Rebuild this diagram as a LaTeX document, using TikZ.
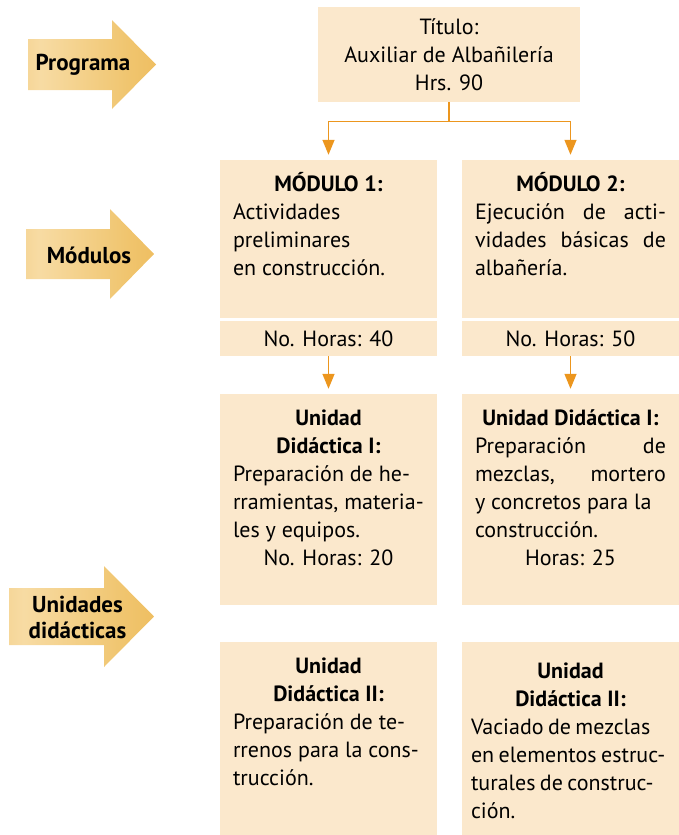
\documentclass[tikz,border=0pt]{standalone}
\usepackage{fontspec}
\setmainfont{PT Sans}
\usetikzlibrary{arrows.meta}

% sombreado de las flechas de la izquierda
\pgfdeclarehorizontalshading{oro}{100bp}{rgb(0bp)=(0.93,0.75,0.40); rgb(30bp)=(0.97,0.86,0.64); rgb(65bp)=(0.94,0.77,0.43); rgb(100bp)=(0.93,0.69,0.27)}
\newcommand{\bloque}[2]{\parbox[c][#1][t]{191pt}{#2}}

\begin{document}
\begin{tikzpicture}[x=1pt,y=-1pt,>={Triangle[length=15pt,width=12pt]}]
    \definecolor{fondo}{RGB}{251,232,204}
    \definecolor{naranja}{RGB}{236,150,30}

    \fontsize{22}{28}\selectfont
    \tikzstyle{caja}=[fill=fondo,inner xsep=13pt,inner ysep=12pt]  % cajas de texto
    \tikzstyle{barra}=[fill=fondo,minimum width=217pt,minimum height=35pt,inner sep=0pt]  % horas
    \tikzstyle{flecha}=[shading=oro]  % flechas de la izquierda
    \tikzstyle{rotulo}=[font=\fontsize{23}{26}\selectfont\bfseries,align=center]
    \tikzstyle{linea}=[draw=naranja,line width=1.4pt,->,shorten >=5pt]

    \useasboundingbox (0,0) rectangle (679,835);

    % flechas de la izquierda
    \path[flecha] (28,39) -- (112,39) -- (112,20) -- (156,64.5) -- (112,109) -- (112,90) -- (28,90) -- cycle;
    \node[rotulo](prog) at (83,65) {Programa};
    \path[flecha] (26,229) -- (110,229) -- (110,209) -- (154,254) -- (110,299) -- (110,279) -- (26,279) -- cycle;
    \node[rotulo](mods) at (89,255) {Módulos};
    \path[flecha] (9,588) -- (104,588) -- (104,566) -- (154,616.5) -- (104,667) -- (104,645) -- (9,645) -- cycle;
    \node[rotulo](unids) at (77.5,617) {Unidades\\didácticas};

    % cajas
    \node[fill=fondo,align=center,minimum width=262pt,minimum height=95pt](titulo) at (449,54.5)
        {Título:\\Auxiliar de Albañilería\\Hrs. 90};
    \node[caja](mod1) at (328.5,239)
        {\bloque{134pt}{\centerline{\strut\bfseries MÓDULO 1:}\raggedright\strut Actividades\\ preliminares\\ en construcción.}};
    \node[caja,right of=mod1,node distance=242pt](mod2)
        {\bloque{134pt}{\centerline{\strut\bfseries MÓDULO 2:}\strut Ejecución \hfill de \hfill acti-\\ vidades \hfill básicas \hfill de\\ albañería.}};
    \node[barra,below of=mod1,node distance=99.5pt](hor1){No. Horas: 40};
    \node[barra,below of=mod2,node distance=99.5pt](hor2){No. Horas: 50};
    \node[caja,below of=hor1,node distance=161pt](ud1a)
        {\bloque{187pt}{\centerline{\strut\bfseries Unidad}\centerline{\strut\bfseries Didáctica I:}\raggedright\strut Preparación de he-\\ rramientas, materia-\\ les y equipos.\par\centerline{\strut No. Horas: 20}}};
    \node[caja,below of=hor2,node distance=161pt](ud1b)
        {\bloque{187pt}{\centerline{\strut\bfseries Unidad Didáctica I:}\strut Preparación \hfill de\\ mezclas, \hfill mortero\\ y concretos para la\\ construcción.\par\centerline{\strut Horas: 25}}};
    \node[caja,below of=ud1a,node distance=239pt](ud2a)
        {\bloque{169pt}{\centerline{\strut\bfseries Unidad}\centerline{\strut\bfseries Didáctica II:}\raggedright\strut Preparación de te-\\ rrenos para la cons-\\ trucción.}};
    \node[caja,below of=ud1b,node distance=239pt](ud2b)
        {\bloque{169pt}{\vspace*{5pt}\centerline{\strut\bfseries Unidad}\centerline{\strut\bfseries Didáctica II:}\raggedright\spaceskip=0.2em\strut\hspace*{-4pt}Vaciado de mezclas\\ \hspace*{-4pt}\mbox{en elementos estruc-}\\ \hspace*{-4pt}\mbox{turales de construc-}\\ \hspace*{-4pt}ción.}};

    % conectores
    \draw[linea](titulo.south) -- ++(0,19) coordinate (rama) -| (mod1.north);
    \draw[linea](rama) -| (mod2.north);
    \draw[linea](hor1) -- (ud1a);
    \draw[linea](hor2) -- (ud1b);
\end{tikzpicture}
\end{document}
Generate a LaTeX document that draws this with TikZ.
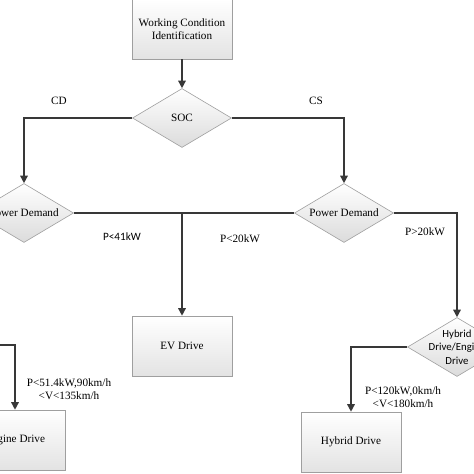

+++

Short exercise
Copy every entry exactly as written. Pictures are excluded.

Answer for the task
Rebuild this diagram as a LaTeX document, using TikZ.
\documentclass[tikz,border=0pt]{standalone}
\usepackage{fontspec}
\setmainfont{PT Sans}
\usetikzlibrary{arrows.meta}

% sombreado de las flechas de la izquierda
\pgfdeclarehorizontalshading{oro}{100bp}{rgb(0bp)=(0.93,0.75,0.40); rgb(30bp)=(0.97,0.86,0.64); rgb(65bp)=(0.94,0.77,0.43); rgb(100bp)=(0.93,0.69,0.27)}
\newcommand{\bloque}[2]{\parbox[c][#1][t]{191pt}{#2}}

\begin{document}
\begin{tikzpicture}[x=1pt,y=-1pt,>={Triangle[length=15pt,width=12pt]}]
    \definecolor{fondo}{RGB}{251,232,204}
    \definecolor{naranja}{RGB}{236,150,30}

    \fontsize{22}{28}\selectfont
    \tikzstyle{caja}=[fill=fondo,inner xsep=13pt,inner ysep=12pt]  % cajas de texto
    \tikzstyle{barra}=[fill=fondo,minimum width=217pt,minimum height=35pt,inner sep=0pt]  % horas
    \tikzstyle{flecha}=[shading=oro]  % flechas de la izquierda
    \tikzstyle{rotulo}=[font=\fontsize{23}{26}\selectfont\bfseries,align=center]
    \tikzstyle{linea}=[draw=naranja,line width=1.4pt,->,shorten >=5pt]

    \useasboundingbox (0,0) rectangle (679,835);

    % flechas de la izquierda
    \path[flecha] (28,39) -- (112,39) -- (112,20) -- (156,64.5) -- (112,109) -- (112,90) -- (28,90) -- cycle;
    \node[rotulo](prog) at (83,65) {Programa};
    \path[flecha] (26,229) -- (110,229) -- (110,209) -- (154,254) -- (110,299) -- (110,279) -- (26,279) -- cycle;
    \node[rotulo](mods) at (89,255) {Módulos};
    \path[flecha] (9,588) -- (104,588) -- (104,566) -- (154,616.5) -- (104,667) -- (104,645) -- (9,645) -- cycle;
    \node[rotulo](unids) at (77.5,617) {Unidades\\didácticas};

    % cajas
    \node[fill=fondo,align=center,minimum width=262pt,minimum height=95pt](titulo) at (449,54.5)
        {Título:\\Auxiliar de Albañilería\\Hrs. 90};
    \node[caja](mod1) at (328.5,239)
        {\bloque{134pt}{\centerline{\strut\bfseries MÓDULO 1:}\raggedright\strut Actividades\\ preliminares\\ en construcción.}};
    \node[caja,right of=mod1,node distance=242pt](mod2)
        {\bloque{134pt}{\centerline{\strut\bfseries MÓDULO 2:}\strut Ejecución \hfill de \hfill acti-\\ vidades \hfill básicas \hfill de\\ albañería.}};
    \node[barra,below of=mod1,node distance=99.5pt](hor1){No. Horas: 40};
    \node[barra,below of=mod2,node distance=99.5pt](hor2){No. Horas: 50};
    \node[caja,below of=hor1,node distance=161pt](ud1a)
        {\bloque{187pt}{\centerline{\strut\bfseries Unidad}\centerline{\strut\bfseries Didáctica I:}\raggedright\strut Preparación de he-\\ rramientas, materia-\\ les y equipos.\par\centerline{\strut No. Horas: 20}}};
    \node[caja,below of=hor2,node distance=161pt](ud1b)
        {\bloque{187pt}{\centerline{\strut\bfseries Unidad Didáctica I:}\strut Preparación \hfill de\\ mezclas, \hfill mortero\\ y concretos para la\\ construcción.\par\centerline{\strut Horas: 25}}};
    \node[caja,below of=ud1a,node distance=239pt](ud2a)
        {\bloque{169pt}{\centerline{\strut\bfseries Unidad}\centerline{\strut\bfseries Didáctica II:}\raggedright\strut Preparación de te-\\ rrenos para la cons-\\ trucción.}};
    \node[caja,below of=ud1b,node distance=239pt](ud2b)
        {\bloque{169pt}{\vspace*{5pt}\centerline{\strut\bfseries Unidad}\centerline{\strut\bfseries Didáctica II:}\raggedright\spaceskip=0.2em\strut\hspace*{-4pt}Vaciado de mezclas\\ \hspace*{-4pt}\mbox{en elementos estruc-}\\ \hspace*{-4pt}\mbox{turales de construc-}\\ \hspace*{-4pt}ción.}};

    % conectores
    \draw[linea](titulo.south) -- ++(0,19) coordinate (rama) -| (mod1.north);
    \draw[linea](rama) -| (mod2.north);
    \draw[linea](hor1) -- (ud1a);
    \draw[linea](hor2) -- (ud1b);
\end{tikzpicture}
\end{document}
Generate a LaTeX document that draws this with TikZ.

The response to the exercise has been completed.